Grouper Teams Up With Airbnb & Hipmunk To Offer Engineers & Designers A Free “Hackation” In New York

Great design and developer talent is, as so many know, hard to come by. So online social club Grouper is launching what it calls a “Hackation” in which it plans to offer select developers a free, week-long trip to New York City. On this week-long trip, thanks to partnerships with Airbnb and Hipmunk, developers and designers will get the opportunity to visit NYC (which means free airfare from anywhere in the continental U.S.), free accommodations for six nights (from Airbnb), they get to work out of the Grouper offices and either hack on a Grouper project or one of their own. Oh, and they get to go on a free Grouper, too.

When I asked Grouper co-founder Michael Waxman why the startup was doing this, he said that there’s no reason why great hackers wouldn’t enjoy a week-long vacation in NYC, with the chance to take a break from the norm. For Grouper, they’re busy hacking away and building their own business, and Waxman said that for the team, it’s a great way to feed off the energy of great designers and developers and experiment with new ideas. As far as he knows, no one has done this before, but he thinks it can be a win-win for both.

This isn’t necessarily a covert ploy to hire new developers, he said, or steal ideas from indie developers, but rather collaborate on product development, and if they hit it off with the Hackation, they would be willing to talk more seriously about bringing them on board. Really, it just seems like a great way to Hoover up some new ideas and feedback without having to pay $150K/year for top talent.

Plus, Waxman says, the startup is “at an inflection point” and they just “need some extra hands on deck.” There’s nothing like a Hackationer (Zinc Oxide sunscreen on nose, “I love NYC” t-shirt on-back) to help your team iterate on those new matching algorithms. And to that point, what will you get to hack on?

From Grouper:

We’re tackling the hard and largely uncharted terrain of the online-offline divide: logistics optimizations, matching algorithms, a real-time CRM we built from scratch, never-before-attempted feats on mobile, and much more. Scaling a website to a billion impressions a month is boring at this point (we’ve been there), but solving these problems is not.
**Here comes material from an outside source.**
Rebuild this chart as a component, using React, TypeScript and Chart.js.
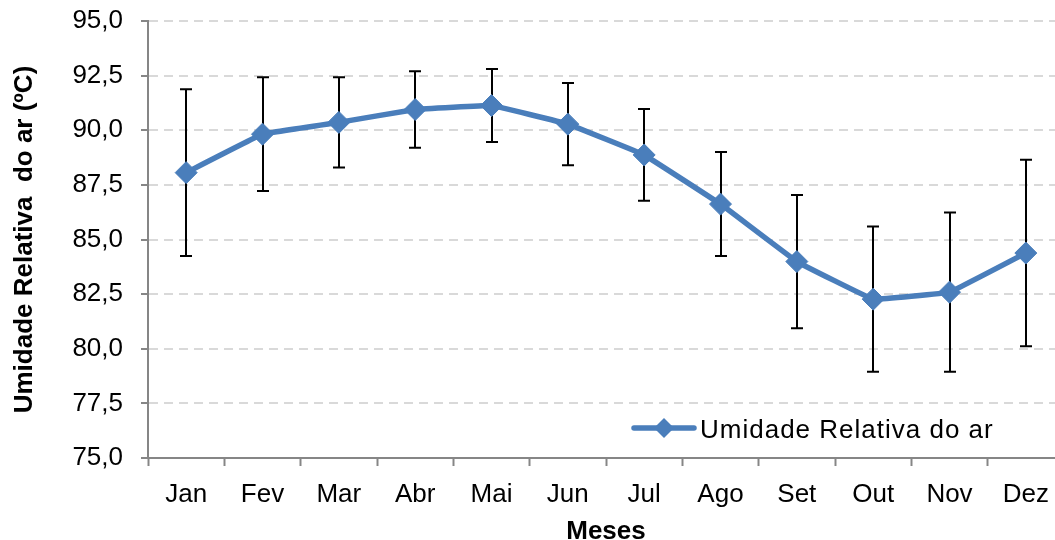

After launching a year ago, the Y Combinator grad is growing fast. Last month, Grouper expanded its unique spin on group, blind dating into 10 new cities. As you can tell by the “social club” moniker, it prefers not to be thought of as a dating site at all, but rather as a better way to get off your lazy ass and meet new people. Instead, Grouper uses Facebook and its own matching algorithms to pair groups of three friends at popular local joints where they can meet for drinks, dinner and riveting conversation. You pay in advance and Grouper takes care of the logistics. It’s a smart play, especially considering how many of us find ourselves spending too much time in virtual settings and working after hours.